Именно поэтому сопоставление студенческих дневников Пастернака и его ранних прозаических произведений оказалось столь существенным для данного исследования: дневники помогли нам установить, что философские темы никогда не внедрялись в литературные нарративы Пастернака как чуждые: они являлись неотъемлемой частью раннего языка его символов. Перефразируя высказывание самого автора в «Вассермановой реакции», философские парадигмы хотелось бы «сравнить с тем узорчатым замкóм» (V: 10), который позволяет прояснить принципы его
Возвращаясь к первому опубликованному рассказу Пастернака «Апеллесова черта» (глава 3), мы видим, что перекличка между Платоном и Кантом в дневниках Пастернака и постоянное сопоставление этих двух философов в трудах Германа Когена предлагают новый критический подход к сюжету этого необычного текста. Так, герой рассказа Генрих Гейне принимает на себя роль вневременной лирической силы, или, используя язык «Черного бокала», он превращается в «априориста лирики», который в осеннюю ночь в Пизе выходит из «летающего сундука» вневременного пространства (V: 14–16). И поскольку мы видим Гейне исключительно в темноте, осознанная им опасность при таких «переходах» пробуждает воспоминание о платоновской аллегории пещеры, где мир теней угрожает одинокому философу, возвращающемуся во тьму. Эту же аллюзию подкрепляют наброски прозы 1910 года, в которых Пурвит Реликвимини умирает в темноте, в трамвае, рядом с ребенком, «отравленным электрическими лунами». В момент смерти в сознании Пурвита проносятся детские воспоминания: уходящая «жизнь […] как негатив, запечатлела белое прошлое черной чертой» (III: 487) – иными словами, акцент, как и на стенах платоновской пещеры, сделан на обманчивости навязчивых отражений и, умирая, Пурвит видит только копии, отображенные квазифотографическим способом.

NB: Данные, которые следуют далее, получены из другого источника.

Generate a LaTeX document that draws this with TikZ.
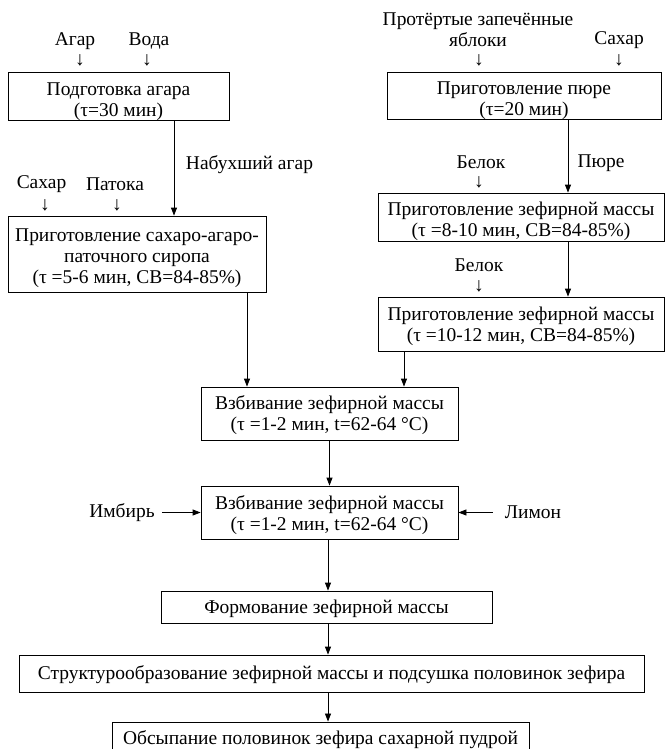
\documentclass[tikz,border=0pt]{standalone}
\usepackage{fontspec}
\setmainfont{Liberation Serif}
\usetikzlibrary{arrows.meta}
\begin{document}
\begin{tikzpicture}[x=0.75pt,y=-0.75pt,
  every node/.style={font=\fontsize{14.6}{15.6}\selectfont, inner sep=0pt, align=center},
  box/.style={draw, line width=0.6pt},
  txt/.style={},
  lbl/.style={},
  dn/.style={font=\fontsize{14.6}{14.6}\selectfont},
  arr/.style={line width=0.6pt, -{Triangle[length=6pt,width=4.5pt]}}]
\useasboundingbox (0,0) rectangle (665,749);
\clip (0,0) rectangle (665,749);
% boxes
\node[box, minimum width=165.75pt, minimum height=36pt] (agar) at (118.5,96) {};
\node[txt] (agart) at ([yshift=-4.5pt]agar.center) {Подготовка агара\\(τ=30 мин)};
\node[box, minimum width=205.5pt, minimum height=35.25pt] (pure) at (524,95.5) {};
\node[txt] (puret) at ([yshift=-4pt]pure.center) {Приготовление пюре\\(τ=20 мин)};
\node[box, minimum width=193.5pt, minimum height=57pt] (syrup) at (137,254) {};
\node[txt] (syrupt) at ([yshift=-3pt]syrup.center) {Приготовление сахаро-агаро-\\паточного сиропа\\(τ =5-6 мин, СВ=84-85\%)};
\node[box, minimum width=214.5pt, minimum height=36pt] (zef1) at (521,217) {};
\node[txt] (zef1t) at ([yshift=-3.5pt]zef1.center) {Приготовление зефирной массы\\(τ =8-10 мин, СВ=84-85\%)};
\node[box, minimum width=214.5pt, minimum height=40.5pt] (zef2) at (521,324) {};
\node[txt] (zef2t) at ([yshift=-2pt]zef2.center) {Приготовление зефирной массы\\(τ =10-12 мин, СВ=84-85\%)};
\node[box, minimum width=192.75pt, minimum height=39.75pt] (whip1) at (329.5,413.5) {};
\node[txt] (whip1t) at ([yshift=-1.5pt]whip1.center) {Взбивание зефирной массы\\(τ =1-2 мин, t=62-64 °C)};
\node[box, minimum width=192.75pt, minimum height=39.75pt] (whip2) at (329.5,512.5) {};
\node[txt] (whip2t) at ([yshift=-2pt]whip2.center) {Взбивание зефирной массы\\(τ =1-2 мин, t=62-64 °C)};
\node[box, minimum width=248.25pt, minimum height=24pt] (form) at (326.5,607) {};
\node[txt] (formt) at ([yshift=-1.5pt]form.center) {Формование зефирной массы};
\node[box, minimum width=468.75pt, minimum height=27.75pt] (struct) at (331.5,673.5) {};
\node[txt] (structt) at ([yshift=-0.75pt]struct.center) {Структурообразование зефирной массы и подсушка половинок зефира};
\node[box, minimum width=312.75pt, minimum height=26pt] (dust) at (320.5,739.3) {};
\node[txt] (dustt) at (dust.center) {Обсыпание половинок зефира сахарной пудрой};
% input labels
\node[lbl] (agarin) at (75,41.5) {Агар};
\node[dn] (agarar) at (80,60) {↓};
\node[lbl] (water) at (149,41.5) {Вода};
\node[dn] (waterar) at (147,60) {↓};
\node[lbl] (apples) at (478,29.5) {Протёртые запечённые\\яблоки};
\node[dn] (applesar) at (479,60) {↓};
\node[lbl] (sug1) at (619,40.5) {Сахар};
\node[dn] (sug1ar) at (619,60) {↓};
\node[lbl] (sug2) at (41.5,184.5) {Сахар};
\node[dn] (sug2ar) at (45,205) {↓};
\node[lbl] (mol) at (115,184.5) {Патока};
\node[dn] (molar) at (117,205) {↓};
\node[lbl] (prot1) at (481,162) {Белок};
\node[dn] (prot1ar) at (479,182.5) {↓};
\node[lbl] (prot2) at (479,265.5) {Белок};
\node[dn] (prot2ar) at (479,286.5) {↓};
\node[lbl] (swell) at (249.5,164.5) {Набухший агар};
\node[lbl] (purel) at (601,163.5) {Пюре};
\node[lbl] (ginger) at (122,512.5) {Имбирь};
\node[lbl] (lemon) at (533,512.5) {Лимон};
% connectors
\draw[arr] (agar.south -| 174,0) -- (syrup.north -| 174,0);
\draw[arr] (pure.south -| 568,0) -- (zef1.north -| 568,0);
\draw[arr] (zef1.south -| 568,0) -- (zef2.north -| 568,0);
\draw[arr] (syrup.south -| 247,0) -- (whip1.north -| 247,0);
\draw[arr] (zef2.south -| 404,0) -- (whip1.north -| 404,0);
\draw[arr] (whip1.south) -- (whip2.north);
\draw[arr] (whip2.south -| 328,0) -- (form.north -| 328,0);
\draw[arr] (form.south -| 328,0) -- (struct.north -| 328,0);
\draw[arr] (struct.south -| 328,0) -- (dust.north -| 328,0);
\draw[arr] (ginger.east) ++(7,0) -- (whip2.west);
\draw[arr] (lemon.west) ++(-12,0) -- (whip2.east);
\end{tikzpicture}
\end{document}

Примечательно здесь и то, что наличие философского субстрата в «Апеллесовой черте» способствует успеху этого рассказа: по сути, именно тема опасности, поджидающей «вневременного» поэта среди теней, служит ключом к метафорическому замыслу нарратива. Если же эти философские параллели остаются за рамками анализа, рассказ выглядит эксцентричным и озадачивающим, а его скомканный финал – свет, погашенный Камиллой, – просто непонятным. Иными словами, постепенно проступающий философский подтекст, указанием на который служит намеренная таинственность повествования, – это основной прием, который Пастернак использует для установления метафорических взаимосвязей. Фактически именно это он утверждает в «Вассермановой реакции», выявляя (пусть в обычной для него в эти годы туманной манере) процесс, в котором потребность в метафоре возникает изнутри текста – изнутри драматического напряжения его смежных рядов:
[T]олько явлениям смежности и присуща та черта принудительности и душевного драматизма, которая может быть оправдана метафорически. Самостоятельная потребность в сближении по сходству просто немыслима. Зато такое и только такое сближение может быть затребовано извне (V: 11).
И поскольку метафорическое ви´дение для Пастернака – это прежде всего интеграция всех граней художественного образа, «затребованная» и подготовленная самим произведением, аллюзии к философским темам в его раннем периоде были частью его метафор. Но, как мы уже отмечали, тот факт, что Роман Якобсон, один из наиболее влиятельных теоретиков XX века, прошел мимо целого ряда значимых отсылок к философским темам, отразился и на однобокости дальнейших критических подходов в пастернаковедении. И не из‐за этого ли упущения мы читаем у Флейшмана о Пастернаке как об одном из самых таинственных писателей XX века (Fleishman 1980, 7)?